Interestingly, support for gay marriage has increased in the United States in recent years, and support is actually higher among American Roman Catholics than it is among Americans overall. A majority of Catholics, 54 percent, now support gay marriage, compared to 47 percent of all Americans, according to a new Quinnipiac University poll. Bringing great dismay to American Catholic bishops, who are counting on Hispanics to reinvigorate the US Catholic Church, the poll also found that more Hispanics, Catholic or otherwise, support same-sex marriage than any other US demographic group. Sixty-three percent of self-identified Hispanics are in favor of gay marriage, compared to just 32 percent of blacks and 48 percent of whites.
I guess there will have to be a lot of episcopal exorcisms in North America.
(2) On the other side of the Atlantic, Catholics are thinking for themselves as well. Three large polls carried out this year for the Westminster Faith Debates reveal a profile of British Catholics clearly adrift from Pope-Benedict-style Catholicism, and significant disparities between older and younger believers.
Only 36% of British Catholics surveyed say that they view the Catholic Church as a positive force in society. This is a very big shift. Even up to the early post Vatican Ii days, British Catholics were noted for their staunch support of a nineteenth century Roman Catholic ethos….
When those contemporary British Catholics, who take a negative view of their church, were asked their reasons, the answers that stand out are: it discriminates against women and gay people; the ongoing child abuse scandals; it is hypocritical; and because it is too morally conservative. A fascinating development, echoed of course in contemporary Ireland.
Overall, British Catholics have moved far from a Pope John Paul / Pope Benedict model of what it means to be a faithful Catholic. Note well. This does not mean, however, that most British Catholics have become secular, atheistic, or even non-Catholic – it means that they have become Catholic in a different way.
British Catholics today are much less likely to go to church every week and to think of themselves as “religious.” They are more likely to support the Catholic Church’s social teachings; but they are increasingly less likely to support traditional Roman Catholic natural-law-based teachings about sex, gender, and the traditional family.
British Catholics as a whole are now in favor of allowing same-sex marriage by a small margin and over half of British Catholics under 50 now say “same-sex marriage is right.” British Catholics are contemporary and critically-reflective believers. Interesting again, when asked where they look for guidance in living their lives and making moral decisions, over half of those interviewed said they rely on their own reason or their own judgement. Another fifth turn to family or friends. Only eight percent turn to the “tradition and teachings of the Church.” I think that is unfortunate, actually, because we Roman Catholics do have a rich tradition of Christian wisdom and belief.
Far from endorsing highly critical hierarchical remarks about mainstream “secular” culture (like US Bishop Paprocki), Growing numbers of Catholics in Britain actively embrace some aspects of its contemporary culture’s ethical progress, including its widening commitment to principles of human liberty and equality. Here I see a genuine resonance with Vatican II’s Gaudium et Spes.

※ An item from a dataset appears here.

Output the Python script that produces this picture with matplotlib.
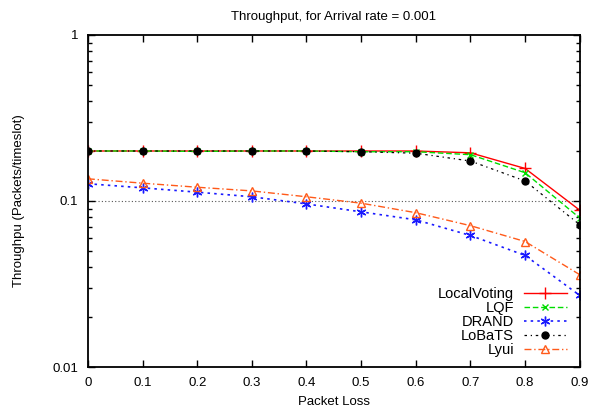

What does all this mean for the future? The Roman Catholic Institutional Church clock has moved far beyond the eleventh hour. On both sides of the Atlantic, the credibility gap between hierarchical leaders and the rest of the church is widening. The 2014 Synod on Family and Evangelization to Promote Episcopal Collegiality will have a lot of work to do.
And it will have to do a much better job of re-establishing the credibility of hierarchical leadership than did the most recent meeting of our National Conference of Catholic Bishops. Their most notable accomplishments appear to have been approving the drafting of a formal statement on pornography to be issued from the entire body of bishops; and approving five liturgical items presented by the Committee on Divine Worship.